Stocks erased gains in the final half hour of trading after the Senate rejected a pair of partisan proposals to replace $85 billion in automatic government spending cuts scheduled to start tomorrow. The Standard & Poor’s 500 Index dropped 0.1 percent to 1,514.68 at the close in New York, after rising as much as 0.6 percent earlier.
Other figures showed business activity expanded in February at the fastest pace in almost a year as orders accelerated, a sign manufacturing is poised to grow. The MNI Chicago Report business barometer rose to 56.8, the highest level since March, after a reading of 55.6 in January. A number higher than 50 signals expansion. The median forecast of 51 economists surveyed by Bloomberg was 54.
“The pause in real GDP growth last quarter does not appear to reflect a stalling-out of the recovery,” Bernanke said Feb. 26 in testimony to the Senate Banking Committee. “Available information suggests that economic growth has picked up again this year.”
In Europe, a report showed German unemployment unexpectedly fell in February amid signs the continent’s biggest economy is returning to growth after contracting at the end of 2012. The number of people out of work fell by a seasonally adjusted 3,000 to 2.92 million, the Nuremberg-based Federal Labor Agency said today.
In the U.S., rising residential real-estate values, combined with stock prices close to five-year highs, are driving a rebound in household wealth and helping to underpin the spending that accounts for about 70 percent of the economy.

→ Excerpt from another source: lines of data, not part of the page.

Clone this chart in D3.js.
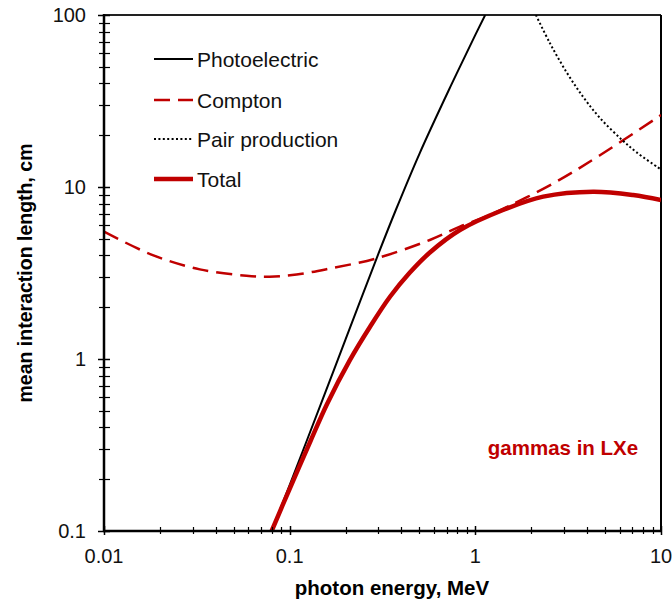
<!DOCTYPE html>
<html>
<head>
<meta charset="utf-8">
<script src="https://cdn.jsdelivr.net/npm/d3@7"></script>
<style>
  html, body { margin: 0; padding: 0; background: #fff; }
  svg { display: block; font-family: "Liberation Sans", Arial, sans-serif; }
</style>
</head>
<body>
<svg id="chart" width="672" height="603"></svg>
<script>
// Mean interaction length of gammas in liquid xenon, by process (cm vs MeV)
const photoE   = [0.08, 0.1, 0.15, 0.2, 0.3, 0.373, 0.5, 0.73, 1.0, 1.13];
const photoV   = [0.1, 0.185, 0.577, 1.30, 4.07, 7.35, 15.6, 37.8, 76.6, 100];

const comptonE = [0.01, 0.0183, 0.0328, 0.0585, 0.078, 0.109, 0.165, 0.294, 0.569, 0.826, 1.25, 2.63, 4.69, 10];
const comptonV = [5.50, 4.02, 3.32, 3.05, 3.01, 3.10, 3.36, 3.85, 4.92, 5.88, 7.03, 10.5, 15.3, 26.2];

const pairE    = [2.12, 2.52, 3.10, 3.80, 4.69, 6.16, 7.39, 9.62, 10];
const pairV    = [100, 68.7, 46.5, 33.5, 25.2, 18.8, 15.9, 13.0, 12.65];

const totalE   = [0.08, 0.1, 0.13, 0.159, 0.211, 0.271, 0.347, 0.444, 0.569, 0.826, 1.41, 2.32, 4.31, 7.08, 10];
const totalV   = [0.1, 0.176, 0.337, 0.548, 0.985, 1.54, 2.30, 3.18, 4.16, 5.62, 7.35, 8.79, 9.39, 8.98, 8.40];

const xTickLabels = ["0.01", "0.1", "1", "10"];
const yTickLabels = ["0.1", "1", "10", "100"];
const seriesNames = ["Photoelectric", "Compton", "Pair production", "Total"];

const RED = "#c00000";
const svg = d3.select("#chart");
const pL = 104, pR = 661, pT = 15, pB = 531;

const x = d3.scaleLog().domain([0.01, 10]).range([pL, pR]);
const y = d3.scaleLog().domain([0.1, 100]).range([pB, pT]);

// log minor ticks 2..9 within each decade
function minors(lo, hi) {
  const out = [];
  for (let d = lo; d < hi * 0.99; d *= 10)
    for (let k = 2; k <= 9; k++) out.push(+(d * k).toPrecision(3));
  return out;
}
const px = v => Math.round(v) + 0.5;

svg.append("defs").append("clipPath").attr("id", "plot")
  .append("rect").attr("x", pL).attr("y", pT)
  .attr("width", pR - pL).attr("height", pB - pT);

// frame (top and right)
svg.append("line").attr("x1", pL).attr("x2", pR).attr("y1", pT).attr("y2", pT)
  .attr("stroke", "#222").attr("stroke-width", 2);
svg.append("line").attr("x1", pR).attr("x2", pR).attr("y1", pT).attr("y2", pB)
  .attr("stroke", "#000").attr("stroke-width", 2);

// curves
const line = d3.line().x(d => x(d[0])).y(d => y(d[1])).curve(d3.curveCatmullRom.alpha(0.5));
const g = svg.append("g").attr("clip-path", "url(#plot)");
const series = [
  { name: seriesNames[1], pts: d3.zip(comptonE, comptonV), stroke: RED, w: 2.5, dash: "16,8" },
  { name: seriesNames[2], pts: d3.zip(pairE, pairV), stroke: "#000", w: 2, dash: "2,2.4" },
  { name: seriesNames[0], pts: d3.zip(photoE, photoV), stroke: "#000", w: 2, dash: null },
  { name: seriesNames[3], pts: d3.zip(totalE, totalV), stroke: RED, w: 4.5, dash: null }
];
series.forEach(s => {
  g.append("path").datum(s.pts).attr("d", line)
    .attr("fill", "none").attr("stroke", s.stroke).attr("stroke-width", s.w)
    .attr("stroke-dasharray", s.dash).attr("stroke-linejoin", "round");
});

// y axis
const yAxis = svg.append("g");
yAxis.append("line").attr("x1", pL).attr("x2", pL).attr("y1", pT - 1).attr("y2", pB + 1)
  .attr("stroke", "#000").attr("stroke-width", 2.5);
yAxis.selectAll("line.minor").data(minors(0.1, 100)).join("line").attr("class", "minor")
  .attr("x1", pL - 5).attr("x2", pL + 6).attr("y1", d => px(y(d))).attr("y2", d => px(y(d)))
  .attr("stroke", "#000").attr("stroke-width", 1.2);
yAxis.selectAll("line.major").data(yTickLabels).join("line").attr("class", "major")
  .attr("x1", pL - 6).attr("x2", pL + 6).attr("y1", d => px(y(+d))).attr("y2", d => px(y(+d)))
  .attr("stroke", "#000").attr("stroke-width", 1.5);
yAxis.selectAll("text").data(yTickLabels).join("text")
  .attr("x", 86).attr("y", d => y(+d)).attr("dy", "0.36em")
  .attr("text-anchor", "end").attr("font-size", 20).attr("fill", "#111").text(d => d);

// x axis
const xAxis = svg.append("g");
xAxis.append("line").attr("x1", pL - 1).attr("x2", pR + 1).attr("y1", pB).attr("y2", pB)
  .attr("stroke", "#000").attr("stroke-width", 2.5);
xAxis.selectAll("line.minor").data(minors(0.01, 10)).join("line").attr("class", "minor")
  .attr("x1", d => px(x(d))).attr("x2", d => px(x(d))).attr("y1", pB - 4).attr("y2", pB + 3)
  .attr("stroke", "#000").attr("stroke-width", 1.2);
xAxis.selectAll("line.major").data(xTickLabels).join("line").attr("class", "major")
  .attr("x1", d => px(x(+d))).attr("x2", d => px(x(+d))).attr("y1", pB - 5).attr("y2", pB + 4)
  .attr("stroke", "#000").attr("stroke-width", 1.5);
xAxis.selectAll("text").data(xTickLabels).join("text")
  .attr("x", d => x(+d)).attr("y", 563)
  .attr("text-anchor", "middle").attr("font-size", 20).attr("fill", "#111").text(d => d);

// axis titles
svg.append("text").attr("x", 392).attr("y", 595)
  .attr("text-anchor", "middle").attr("font-size", 20.5).attr("font-weight", "bold")
  .text("photon energy, MeV");
svg.append("text").attr("transform", `translate(32,${(pT + pB) / 2}) rotate(-90)`)
  .attr("text-anchor", "middle").attr("font-size", 19.5).attr("font-weight", "bold")
  .text("mean interaction length, cm");

// legend
const legendRows = [59, 100, 139, 179];
const legendOrder = [0, 1, 2, 3].map(i => series.find(s => s.name === seriesNames[i]));
const lg = svg.append("g");
legendOrder.forEach((s, i) => {
  lg.append("line").attr("x1", 154).attr("x2", 193).attr("y1", legendRows[i]).attr("y2", legendRows[i])
    .attr("stroke", s.stroke).attr("stroke-width", s.w).attr("stroke-dasharray", s.dash);
  lg.append("text").attr("x", 197).attr("y", legendRows[i] + 7.5)
    .attr("font-size", 21).attr("fill", "#111").text(s.name);
});

// annotation
svg.append("text").attr("x", 563).attr("y", 455).attr("text-anchor", "middle")
  .attr("font-size", 20.5).attr("font-weight", "bold").attr("fill", RED)
  .text("gammas in LXe");
</script>
</body>
</html>
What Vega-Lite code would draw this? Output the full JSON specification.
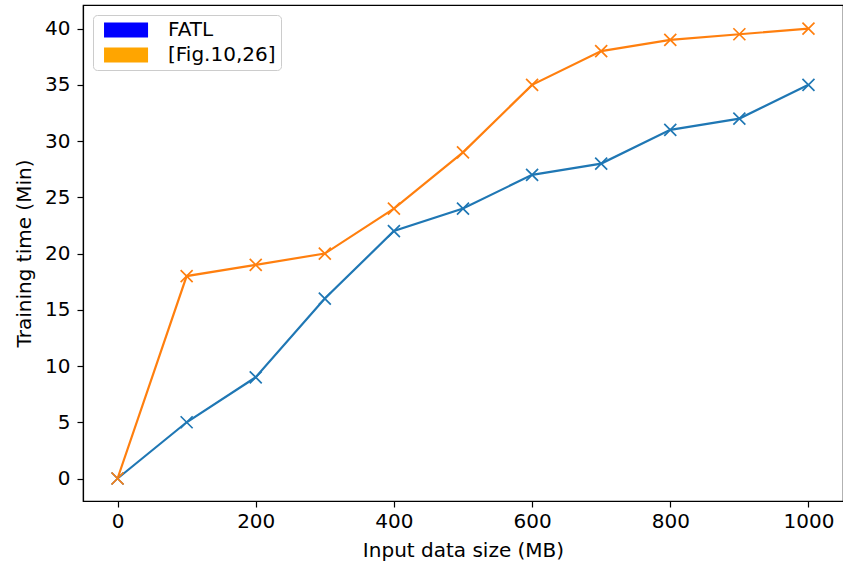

The Bloomberg gauge assessing Americans’ views on the current state of the economy rose for a fifth straight week, to minus 56.9 from minus 58.3. Twenty-two percent had a positive view of the economy, matching a November reading that was the highest since March 2008.
Improving job prospects may be brightening consumers’ moods. Employers hired a net 157,000 workers last month following revised gains of 196,000 and 247,000 in December and November that were bigger than initially estimated.

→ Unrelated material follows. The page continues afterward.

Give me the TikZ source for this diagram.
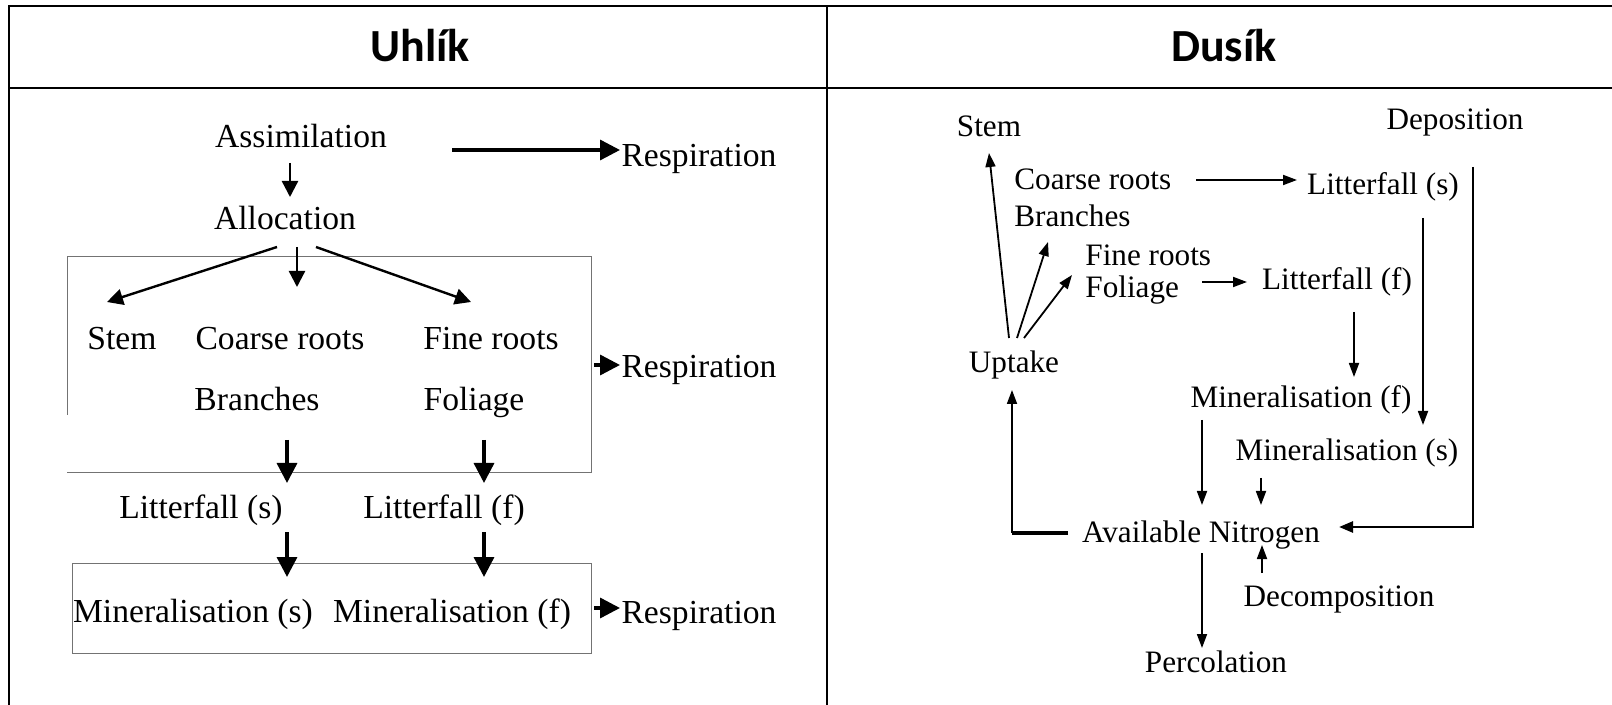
\documentclass[tikz,border=0pt]{standalone}
\usepackage{fontspec}
\setmainfont{Liberation Serif}
\newfontfamily\headfont{Carlito}
\usetikzlibrary{arrows.meta}

\begin{document}
\begin{tikzpicture}[x=0.5pt,y=-0.5pt,
  lbl/.style={inner sep=0pt, anchor=base, font=\fontsize{16.8}{20}\selectfont},
  rlbl/.style={inner sep=0pt, anchor=base, font=\fontsize{15.6}{18}\selectfont},
  rlblw/.style={rlbl, anchor=base west},
  head/.style={inner sep=0pt, anchor=base, font=\headfont\bfseries\fontsize{23}{28}\selectfont},
  frame/.style={line width=1.3pt},
  box/.style={draw=black!55, line width=0.5pt},
  bigarr/.style={line width=1.7pt, -{Triangle[length=10pt,width=10pt]}},
  midarr/.style={line width=1.2pt, -{Triangle[length=8pt,width=8pt]}},
  thinarr/.style={line width=0.9pt, -{Triangle[length=7pt,width=5pt]}},
  heavyarr/.style={line width=1.3pt, -{Triangle[length=7pt,width=5.5pt]}},
]
\useasboundingbox (0,0) rectangle (1612,705);

% table rules
\draw[frame] (9,705) -- (9,6) -- (1612,6);
\draw[frame] (9,88) -- (1612,88);
\draw[frame] (827,6) -- (827,705);

% column headings
\node[head] (uhlik) at (420,62) {Uhlík};
\node[head] (dusik) at (1224,62) {Dusík};

% ---------- carbon ----------
\node[lbl] (assim) at (301,148) {Assimilation};
\node[lbl] (resp1) at (699,167) {Respiration};
\node[lbl] (alloc) at (285,230) {Allocation};
\node[lbl] (stem) at (122,350) {Stem};
\node[lbl] (coarse) at (280,350) {Coarse roots};
\node[lbl] (fine) at (491,350) {Fine roots};
\node[lbl] (resp2) at (699,378) {Respiration};
\node[lbl] (branch) at (257,411) {Branches};
\node[lbl] (foli) at (474,411) {Foliage};
\node[lbl] (litS) at (201,518) {Litterfall (s)};
\node[lbl] (litF) at (444,518) {Litterfall (f)};
\node[lbl] (minS) at (193,622) {Mineralisation (s)};
\node[lbl] (minF) at (452,622) {Mineralisation (f)};
\node[lbl] (resp3) at (699,623) {Respiration};

% biomass and soil compartments
\draw[box] (67,415) -- (67,257) -- (591,257) -- (591,473) -- (67,473);
\draw[box] (72,563) rectangle (591,653);

% carbon flows
\coordinate (r1s) at (452,150);  \coordinate (r1e) at (620,150);
\draw[bigarr] (r1s) -- (r1e);
\coordinate (a1) at (290,163);   \coordinate (a2) at (290,197);
\draw[midarr] (a1) -- (a2);
\coordinate (al1) at (277,247);  \coordinate (st) at (107,302);
\coordinate (al2) at (297,247);  \coordinate (cr) at (297,287);
\coordinate (al3) at (316,247);  \coordinate (fr) at (471,302);
\draw[midarr] (al1) -- (st);
\draw[midarr] (al2) -- (cr);
\draw[midarr] (al3) -- (fr);
\coordinate (r2s) at (594,365);  \coordinate (r2e) at (620,365);
\draw[bigarr] (r2s) -- (r2e);
\coordinate (b1) at (287,440);   \coordinate (b2) at (287,483);
\coordinate (f1) at (484,440);   \coordinate (f2) at (484,483);
\draw[bigarr] (b1) -- (b2);
\draw[bigarr] (f1) -- (f2);
\coordinate (ls1) at (287,532);  \coordinate (ls2) at (287,577);
\coordinate (lf1) at (484,532);  \coordinate (lf2) at (484,577);
\draw[bigarr] (ls1) -- (ls2);
\draw[bigarr] (lf1) -- (lf2);
\coordinate (r3s) at (594,608);  \coordinate (r3e) at (620,608);
\draw[bigarr] (r3s) -- (r3e);

% ---------- nitrogen ----------
\node[rlbl] (stemN) at (989,137) {Stem};
\node[rlbl] (depo) at (1455,130) {Deposition};
\node[rlblw] (coarseN) at (1014,190) {Coarse roots};
\node[rlblw] (branchN) at (1014,227) {Branches};
\node[rlbl] (litSN) at (1383,195) {Litterfall (s)};
\node[rlblw] (fineN) at (1085,266) {Fine roots};
\node[rlblw] (foliN) at (1085,298) {Foliage};
\node[rlbl] (litFN) at (1337,290) {Litterfall (f)};
\node[rlbl] (uptake) at (1014,373) {Uptake};
\node[rlbl] (minFN) at (1301,408) {Mineralisation (f)};
\node[rlbl] (minSN) at (1347,461) {Mineralisation (s)};
\node[rlbl] (avail) at (1201,543) {Available Nitrogen};
\node[rlbl] (decomp) at (1339,606) {Decomposition};
\node[rlbl] (perc) at (1216,672) {Percolation};

% nitrogen flows
\coordinate (u1) at (1009,338);  \coordinate (sN) at (989,153);
\coordinate (u2) at (1017,338);  \coordinate (cN) at (1048,242);
\coordinate (u3) at (1024,338);  \coordinate (fN) at (1072,275);
\draw[thinarr] (u1) -- (sN);
\draw[thinarr] (u2) -- (cN);
\draw[thinarr] (u3) -- (fN);
\coordinate (c1) at (1196,180);  \coordinate (c2) at (1297,180);
\draw[thinarr] (c1) -- (c2);
\coordinate (fo1) at (1202,282); \coordinate (fo2) at (1247,282);
\draw[thinarr] (fo1) -- (fo2);
\coordinate (lfn1) at (1354,312); \coordinate (lfn2) at (1354,377);
\draw[thinarr] (lfn1) -- (lfn2);
\coordinate (lsn1) at (1423,218); \coordinate (lsn2) at (1423,425);
\draw[thinarr] (lsn1) -- (lsn2);
\coordinate (d1) at (1473,167);  \coordinate (d2) at (1473,527);
\coordinate (d3) at (1339,527);
\draw[heavyarr] (d1) -- (d2) -- (d3);
\coordinate (mf1) at (1202,420); \coordinate (mf2) at (1202,505);
\draw[thinarr] (mf1) -- (mf2);
\coordinate (ms1) at (1261,478); \coordinate (ms2) at (1261,505);
\draw[thinarr] (ms1) -- (ms2);
\coordinate (av1) at (1068,533); \coordinate (av2) at (1012,533);
\coordinate (up1) at (1012,390);
\draw[line width=1.6pt] (av1) -- (av2);
\draw[thinarr] (av2) -- (up1);
\coordinate (dc1) at (1262,573); \coordinate (dc2) at (1262,545);
\draw[thinarr] (dc1) -- (dc2);
\coordinate (pc1) at (1202,553); \coordinate (pc2) at (1202,648);
\draw[thinarr] (pc1) -- (pc2);
\end{tikzpicture}
\end{document}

Today’s Labor Department report showed the number of people collecting unemployment insurance dropped to 3.07 million in the week ended Feb. 16, the lowest level since June 2008.
Economists’ initial claims estimates in the Bloomberg survey ranged from 345,000 to 387,000 after a previously reported 362,000 claims in the previous week. No states were estimated during the latest week, which included the Presidents’ Day holiday on Feb. 18, a Labor Department official said as the figures were released.
Stronger labor and housing markets may help improve the outlook for companies such as Mooresville, North Carolina-based Lowe’s Cos., the second-largest U.S. home-improvement retailer behind Home Depot Inc.
“The fundamentals underlying drivers of industry growth -- mainly job gains and stable to growing housing -- should support a strengthening growth trajectory for the industry,” Robert Niblock, chief executive officer of Lowe’s, said on a Feb. 25 earnings call.
At the same time, limited income growth and a reluctance among consumers to finance purchases are the “primary drivers influencing their decision” for delaying projects, he said.
The payroll tax this year was allowed to return to its 2010 level of 6.2 percent from 4.2 percent. An American who earns $50,000 is taking home about $83 less a month.
The looming government spending cuts known as sequestration, which will start tomorrow without resolution by lawmakers, are a hurdle for the economy and may result in more people filing claims for unemployment insurance.
Senators today turned back a Democratic proposal, 51-49, and a Republican plan, 38-62, with 60 votes required for each measure. No additional congressional action is planned before the start of the cuts, to be split between defense and non-defense spending. The across-the-board reductions will total $1.2 trillion over nine years, with $85 billion set to take effect in the remaining seven months of this fiscal year.
For all the concern in Washington about the cuts, investors are signaling the economy is strong enough to weather any reductions in spending, with home sales, consumer confidence and employment all rebounding.
The S&P 500 climbed 6.3 percent this year through last week, better than the 4.1 percent gain for the MSCI All Country World Index. Treasuries were becalmed, with yields on 10-year notes ending last week at 1.96 percent, little changed over the last month. The U.S. Dollar Index, which tracks the currency against six of America’s biggest trading partners, was at a five-month high.